The real-time feed to computer monitors in the barn’s apartment, as well as family cellphones, means that Kaleb only has to get out of bed every four hours for a check, and he looks at the screen every two hours to monitor the cows and calves. It also means that Nystrom could check in from the gym bleachers during her daughter’s basketball season.

“I think (the cameras have) completely changed our ranch operation for the better,” Nystrom said.

“More calves, more profit,” she added.

The Nystroms are part of a growing trend among ranchers who are opting for more sleep and anytime visual access to their herds.

“Everybody who has them loves them,” said Les Rispens, county executive director for the USDA Farm Service Agency in Havre.

So far, this year’s mild, dry weather has resulted in the best calving season in the past five years, Rispens said, adding that some ranchers are reporting more than 100 percent calf crop, counting twins.
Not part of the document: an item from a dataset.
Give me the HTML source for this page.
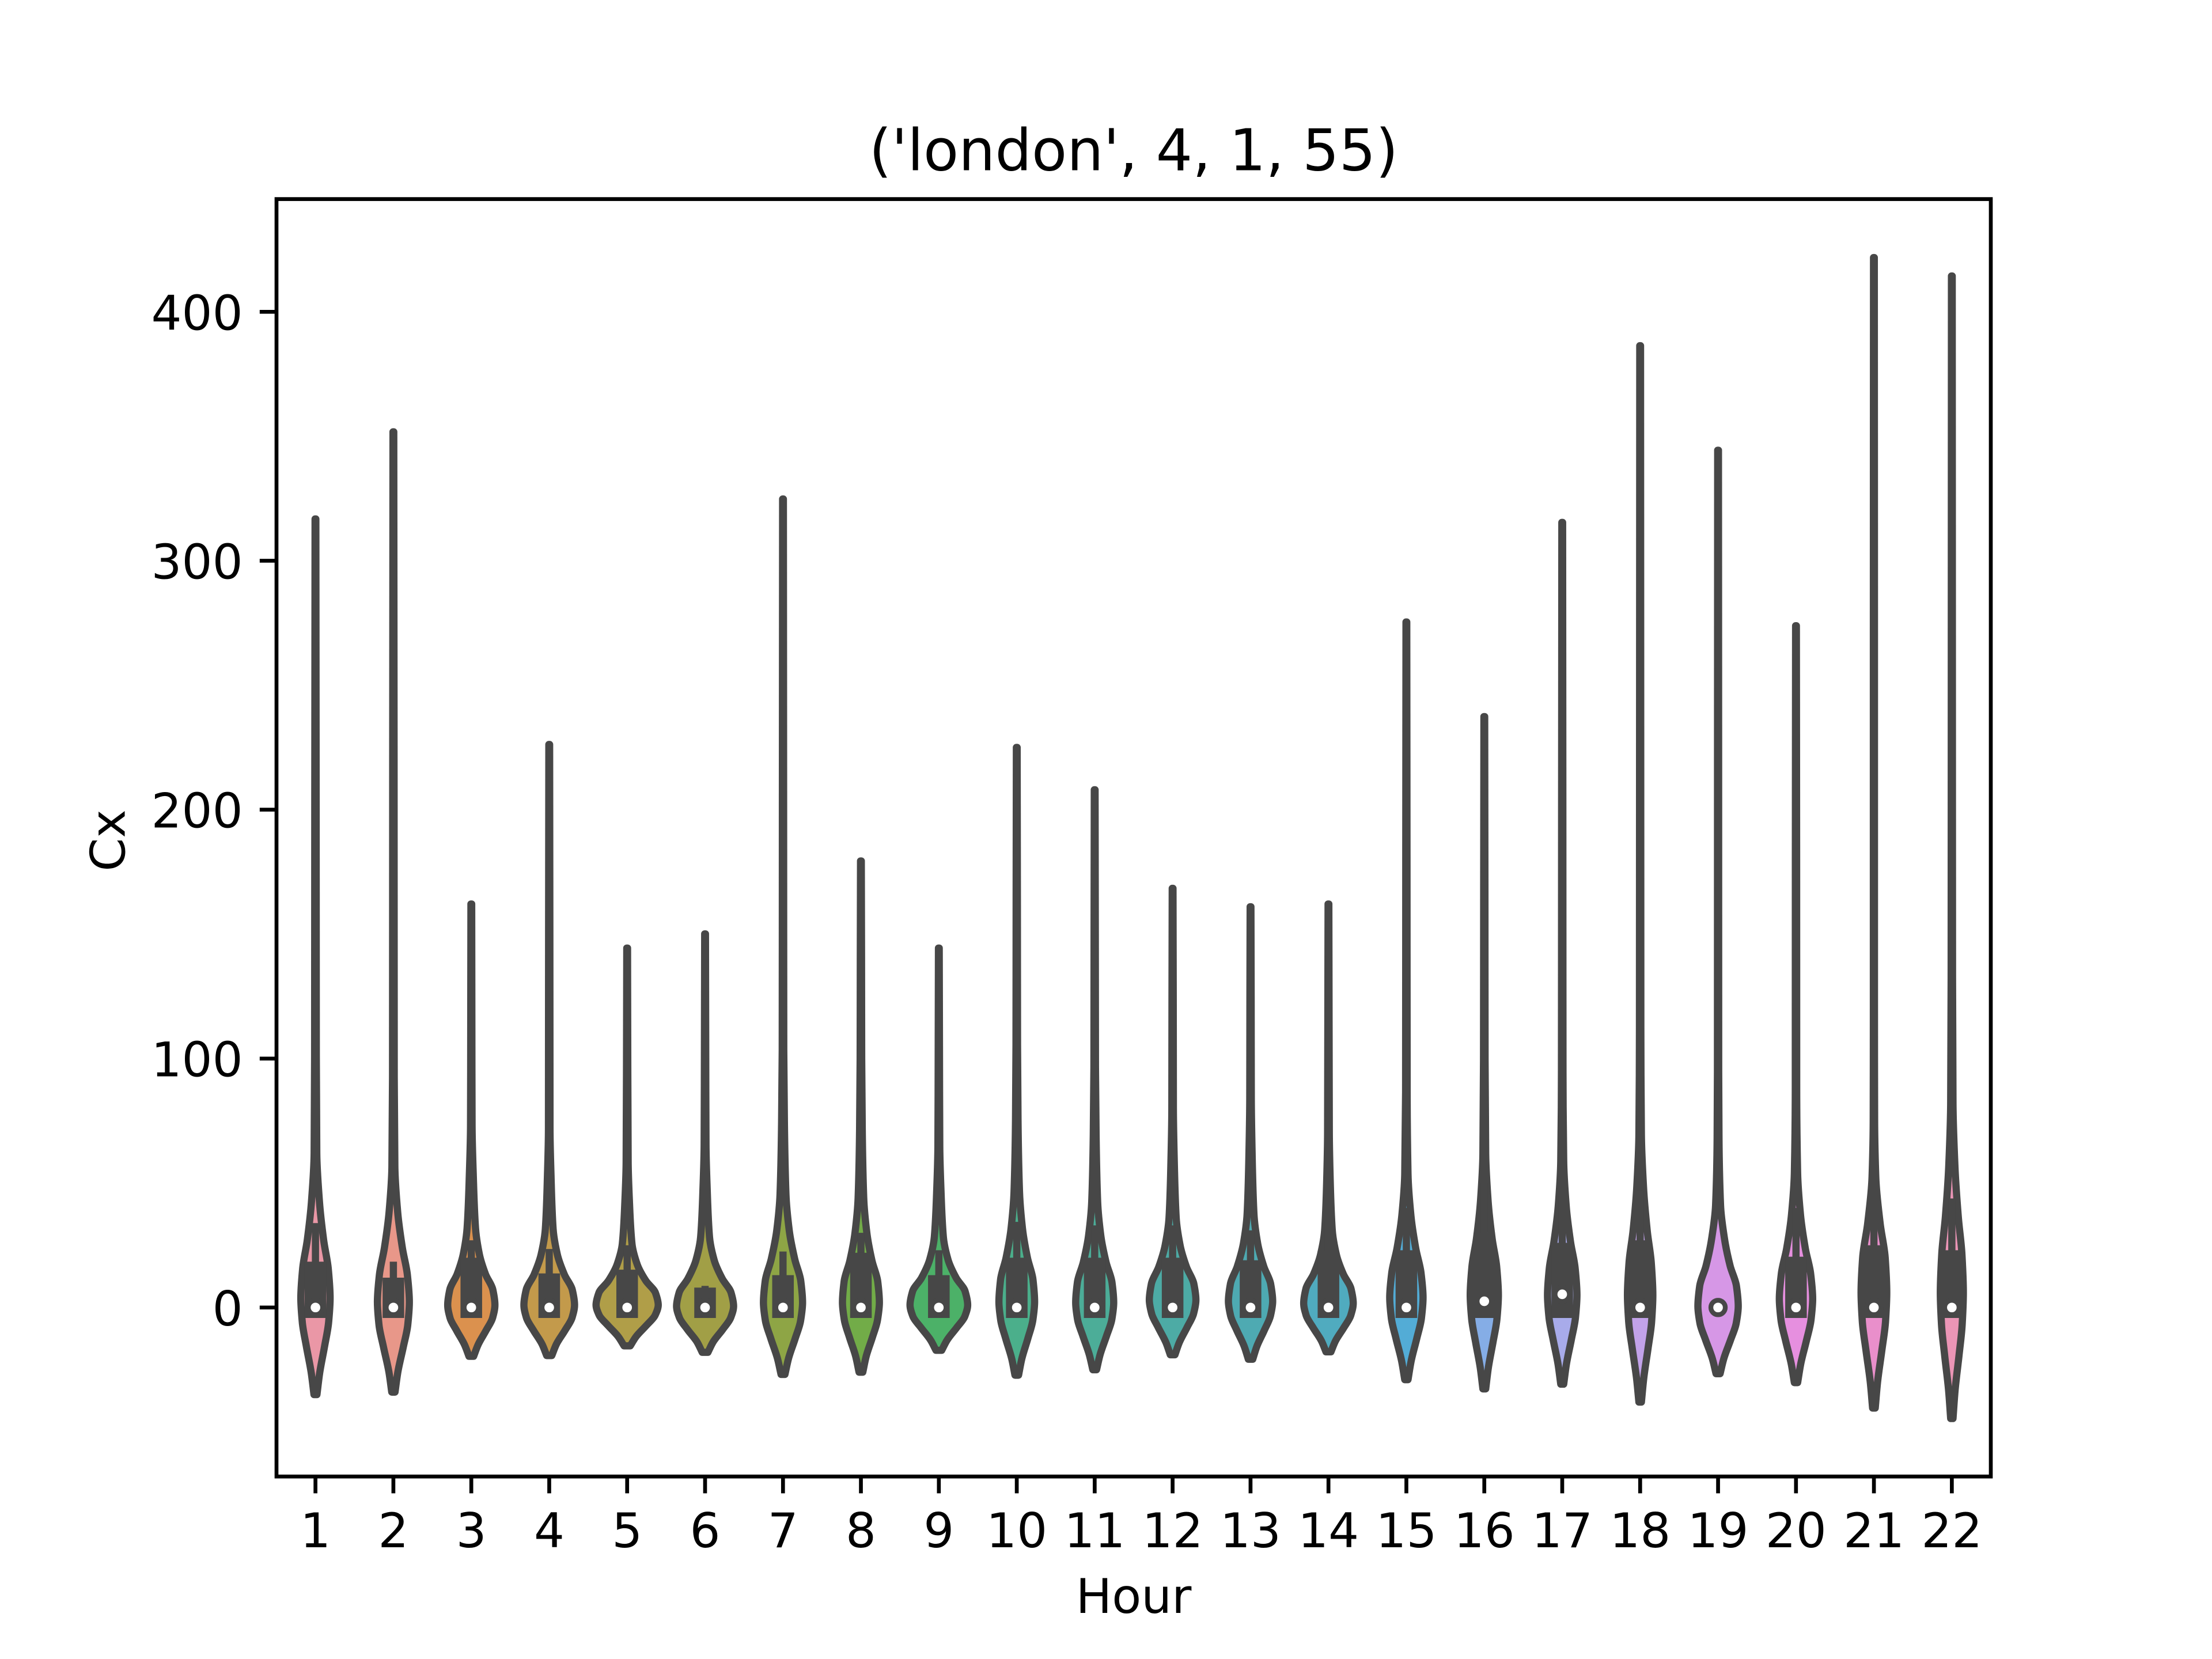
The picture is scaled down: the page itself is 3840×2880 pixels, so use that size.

Some ranchers tell him they see cows better at night with the low-light cameras than they do with their own eyes and a flashlight, plus it’s nice not to have to get out of bed every four hours or so to check on cows in the barn, he said.

Because of the cameras’ ability to be checked from a wireless device, ranchers can check cows from their houses or any other place they have Internet service, which gives them mobility to do projects farther away from the calving barn.

“There’s just going to be some freedom that they haven’t had,” Rispens said.

The freedom, though, doesn’t mean ranchers won’t have eyes on their cows and calves as often. If anything, Rispens said, he expects the technology will have ranchers looking at their herds more frequently on their wireless devices, along with checking on them in person in the traditional ways.

Some ranchers are buying cameras through companies, such as Triangle Communications, that install and maintain the gear, while others are purchasing and installing cameras themselves.

Triangle recently began offering cameras as a natural extension of services to members who largely are involved in agriculture and as a way to fulfill the Smart Rural Community Showcase Award. The designation was awarded by The Rural Broadband Association in 2014 in recognition of Triangle’s work to bring technology to rural areas, said Bethany Chinadle, Triangle’s product development manager.

As part of the development of the cow cameras, crews installed the weatherproof cameras at demonstration sites - Nystrom Ranch is one - to give people a hands-on illustration of what the cameras do, as well as provide Triangle with opportunities to hone the installation process.

Since then, the demand has been driven by word of mouth, Chinadle said.

The cameras range in price and capability, with some stationary, some able to handle low light, and others able to pan, tilt and zoom. Triangle professionals perform a free site survey to help decide the best types and number of cameras for a spot, as well as where to place them.

While systems can be expensive, they also can help save ranchers money and give them peace of mind, Chinadle said. The camera’s DVR function allows ranchers to look back at film to see why a calf died or to sort out which calf belongs to which cow.

“If it saves one calf, that pays for part of the system,” she said, adding that Triangle is interested in cameras at different price points.

When the cameras are not recording livestock, they can be used to monitor comings and goings in barnyards for added security, especially if calving barns are not near a rancher’s full-time home, Chinadle said.

People can view the camera feeds practically anywhere, which makes them easy and convenient to use for people who aren’t tech savvy.

“So I think the popularity of them is growing,” Chinadle said, adding people are eager to learn more about what the cameras could do for their operations.

A common question she hears, she said, is “Can you come tomorrow?”